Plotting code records
::::

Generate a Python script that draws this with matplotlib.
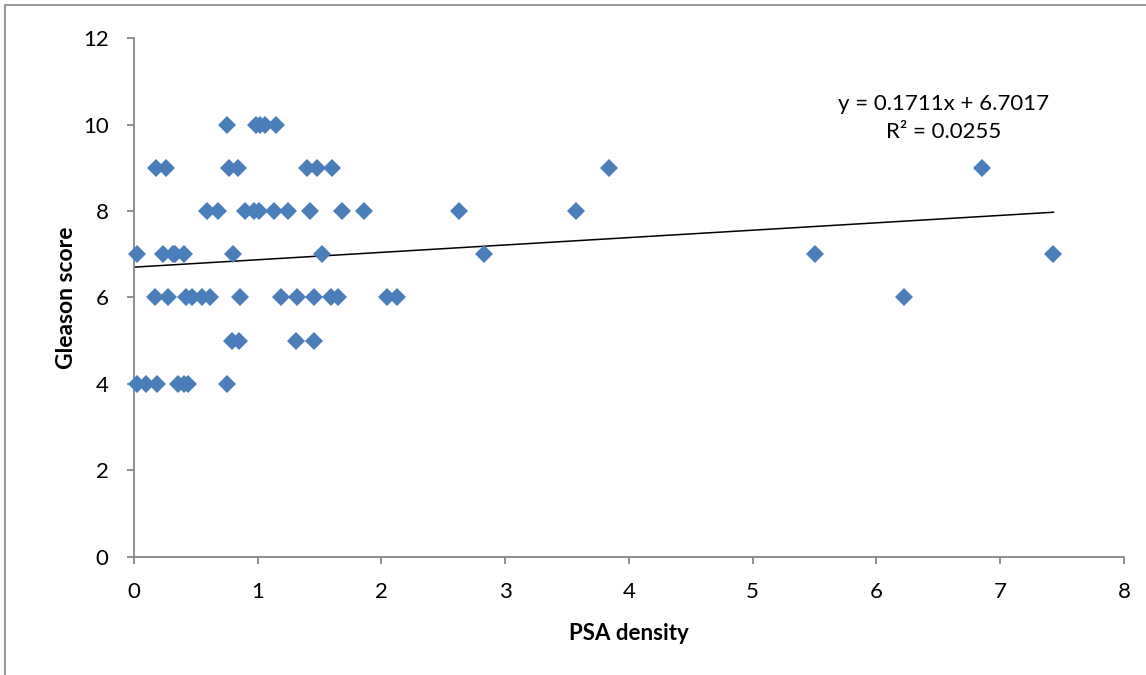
import numpy as np
import matplotlib.pyplot as plt
from matplotlib.patches import Rectangle

plt.rcParams['font.family'] = ['Lato', 'DejaVu Sans']

# PSA density (x) and Gleason score (y)
psa_10 = [0.75, 0.99, 1.02, 1.06, 1.15]
psa_9 = [0.18, 0.26, 0.77, 0.84, 1.40, 1.48, 1.60, 3.84, 6.85]
psa_8 = [0.59, 0.68, 0.90, 0.97, 1.01, 1.13, 1.25, 1.42, 1.68, 1.86, 2.63, 3.57]
psa_7 = [0.03, 0.24, 0.32, 0.33, 0.41, 0.80, 1.52, 2.83, 5.50, 7.43]
psa_6 = [0.17, 0.28, 0.42, 0.47, 0.55, 0.62, 0.86, 1.19, 1.32, 1.46, 1.59, 1.65,
         2.05, 2.13, 6.22]
psa_5 = [0.79, 0.85, 1.31, 1.46]
psa_4 = [0.03, 0.10, 0.19, 0.36, 0.41, 0.44, 0.75]

groups = {10: psa_10, 9: psa_9, 8: psa_8, 7: psa_7, 6: psa_6, 5: psa_5, 4: psa_4}

# trendline as printed on the chart
slope = 0.1711
intercept = 6.7017
r2 = 0.0255

x = np.concatenate([np.array(v) for v in groups.values()])
y = np.concatenate([np.full(len(v), k) for k, v in groups.items()])

fig = plt.figure(figsize=(11.46, 6.75), dpi=100)
ax = fig.add_axes([0.1167, 0.1753, 0.8641, 0.768])

ax.plot(x, y, ls='none', marker='D', markersize=9.5, color='#4a7ebb',
        markeredgewidth=0, zorder=3, clip_on=False)

xt = np.array([0, x.max()])
ax.plot(xt, slope * xt + intercept, color='black', lw=1.1, zorder=2)

ax.set_xlim(0, 8)
ax.set_ylim(0, 12)
ax.set_xticks(range(0, 9))
ax.set_yticks(range(0, 13, 2))

grey = '#868686'
for s in ['top', 'right']:
    ax.spines[s].set_visible(False)
for s in ['left', 'bottom']:
    ax.spines[s].set_color(grey)
    ax.spines[s].set_linewidth(1.3)
ax.tick_params(direction='out', length=5, width=1.3, color=grey,
               labelsize=16, pad=13)

ax.set_xlabel('PSA density', fontsize=16, fontweight='bold', labelpad=15)
ax.set_ylabel('Gleason score', fontsize=16.5, fontweight='bold', labelpad=4)

ax.text(0.818, 0.847, 'y = %.4fx + %.4f\nR² = %.4f' % (slope, intercept, r2),
        transform=ax.transAxes, ha='center', va='center', fontsize=16,
        multialignment='center', linespacing=1.5)

# chart frame (cut off on the right and bottom)
fig.patches.append(Rectangle((5 / 1146, -0.1), 1.2, 1.1 - 5 / 675,
                             transform=fig.transFigure, fill=False,
                             edgecolor=grey, lw=1.2))

fig.savefig('out.png', dpi=100)
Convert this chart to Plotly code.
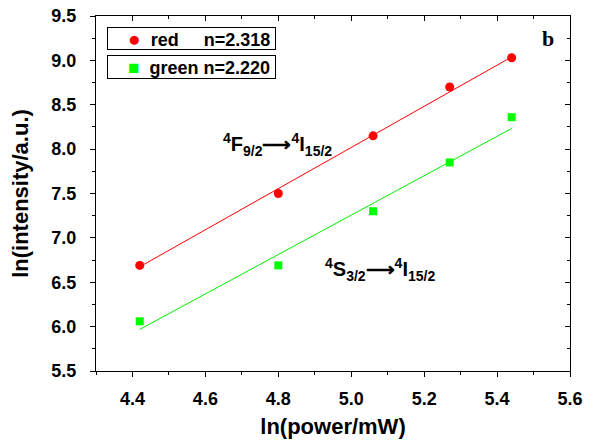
import numpy as np
import plotly.graph_objects as go

# Data
power_ln = [4.42, 4.80, 5.06, 5.27, 5.44]
red_ln = [6.69, 7.50, 8.15, 8.70, 9.03]
green_ln = [6.06, 6.69, 7.30, 7.85, 8.36]
slopes = {"red": 2.318, "green": 2.220}
x_ticks = [4.4, 4.6, 4.8, 5.0, 5.2, 5.4, 5.6]
y_ticks = [5.5, 6.0, 6.5, 7.0, 7.5, 8.0, 8.5, 9.0, 9.5]
x_range = [4.3, 5.6]
y_range = [5.5, 9.5]

def fit_line(x, y, n):
    x = np.array(x); y = np.array(y)
    b = y.mean() - n * x.mean()
    xs = np.array([x.min(), x.max()])
    return xs, n * xs + b

FONT = "Liberation Sans, Arial, sans-serif"
NB = "\u00a0"
fig = go.Figure()

rx, ry = fit_line(power_ln, red_ln, slopes["red"])
gx, gy = fit_line(power_ln, green_ln, slopes["green"])

fig.add_trace(go.Scatter(x=rx, y=ry, mode="lines", line=dict(color="#ff0000", width=1),
                         showlegend=False, hoverinfo="skip"))
fig.add_trace(go.Scatter(x=gx, y=gy, mode="lines", line=dict(color="#00ee00", width=1),
                         showlegend=False, hoverinfo="skip"))
fig.add_trace(go.Scatter(x=power_ln, y=red_ln, mode="markers", name="red",
                         marker=dict(symbol="circle", size=9, color="#ff0000"),
                         showlegend=False))
fig.add_trace(go.Scatter(x=power_ln, y=green_ln, mode="markers", name="green",
                         marker=dict(symbol="square", size=8, color="#00ff00"),
                         showlegend=False))
# invisible traces so the mirrored (top/right) axes are drawn
fig.add_trace(go.Scatter(x=[power_ln[0]], y=[red_ln[0]], xaxis="x2", yaxis="y", mode="markers",
                         marker=dict(opacity=0), showlegend=False, hoverinfo="skip"))
fig.add_trace(go.Scatter(x=[power_ln[0]], y=[red_ln[0]], xaxis="x", yaxis="y2", mode="markers",
                         marker=dict(opacity=0), showlegend=False, hoverinfo="skip"))

tickfont = dict(family=FONT, size=18, color="black", weight="bold")
axis_common = dict(showline=True, linecolor="black", linewidth=1, showgrid=False,
                   zeroline=False, ticks="outside", ticklen=5, tickcolor="black",
                   tickfont=tickfont, automargin=False)
mirror_common = dict(showline=True, linecolor="black", linewidth=1, ticks="inside",
                     ticklen=5, tickcolor="black", showticklabels=False, showgrid=False,
                     zeroline=False, automargin=False)

legend_font = dict(family=FONT, size=18, color="black", weight="bold")
red_key = (NB * 4 + "<span style='color:#ff0000;font-size:21px'>\u25cf</span>" + NB * 2 + "red"
           + NB * 5 + f"n={slopes['red']:.3f}")
green_key = (NB * 4 + "<span style='color:#00ff00;font-size:19px'>\u25a0</span>" + NB * 2
             + "green" + NB + f"n={slopes['green']:.3f}")

fig.update_layout(
    width=598, height=443,
    margin=dict(l=96, r=28, t=16, b=72),
    plot_bgcolor="white", paper_bgcolor="white",
    font=dict(family=FONT, color="black"),
    showlegend=False,
    xaxis=dict(range=x_range, tickvals=x_ticks, tickformat=".1f", ticklabelstandoff=6,
               minor=dict(dtick=0.1, ticks="outside", ticklen=3, tickcolor="black"),
               title=dict(text="ln(power/mW)", font=dict(family=FONT, size=22, weight="bold"),
                          standoff=11),
               **axis_common),
    yaxis=dict(range=y_range, tickvals=y_ticks, tickformat=".1f", ticklabelstandoff=10,
               minor=dict(dtick=0.25, ticks="outside", ticklen=3, tickcolor="black"),
               title=dict(text="ln(intensity/a.u.)", font=dict(family=FONT, size=22, weight="bold"),
                          standoff=16),
               **axis_common),
    xaxis2=dict(overlaying="x", side="top", anchor="y", range=x_range, tickvals=x_ticks,
                minor=dict(dtick=0.1, ticks="inside", ticklen=3, tickcolor="black"),
                **mirror_common),
    yaxis2=dict(overlaying="y", side="right", anchor="x", range=y_range, tickvals=y_ticks,
                minor=dict(dtick=0.25, ticks="inside", ticklen=3, tickcolor="black"),
                **mirror_common),
    annotations=[
        dict(x=0.0232, y=0.969, xref="paper", yref="paper", xanchor="left", yanchor="top",
             showarrow=False, text=red_key, align="left", width=167, height=21,
             borderpad=0, borderwidth=1, bordercolor="black", bgcolor="white", font=legend_font),
        dict(x=0.0232, y=0.890, xref="paper", yref="paper", xanchor="left", yanchor="top",
             showarrow=False, text=green_key, align="left", width=167, height=22,
             borderpad=0, borderwidth=1, bordercolor="black", bgcolor="white", font=legend_font),
        dict(x=4.797, y=8.05, xref="x", yref="y", showarrow=False,
             text="<b><sup>4</sup>F<sub>9/2</sub>\u27f6<sup>4</sup>I<sub>15/2</sub></b>",
             font=dict(family=FONT, size=20, color="black")),
        dict(x=5.078, y=6.64, xref="x", yref="y", showarrow=False,
             text="<b><sup>4</sup>S<sub>3/2</sub>\u27f6<sup>4</sup>I<sub>15/2</sub></b>",
             font=dict(family=FONT, size=20, color="black")),
        dict(x=0.954, y=0.938, xref="paper", yref="paper", xanchor="center", yanchor="middle",
             showarrow=False, text="<b>b</b>",
             font=dict(family="Liberation Serif, Times New Roman, serif", size=22, color="black")),
    ],
)

fig.write_html("out.html", config={"displayModeBar": False},
               post_script="document.body.style.margin='0';")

::::

- _INSTRUCTIONS FOR THE TASK_: Return exactly what appears from the opening line of the material through the line with "plt.rcParams['font.family'] = ['Lato', 'DejaVu", apart from the pictures.

- _WRITTEN ANSWER_:
Generate a Python script that draws this with matplotlib.
import numpy as np
import matplotlib.pyplot as plt
from matplotlib.patches import Rectangle

plt.rcParams['font.family'] = ['Lato', 'DejaVu Sans']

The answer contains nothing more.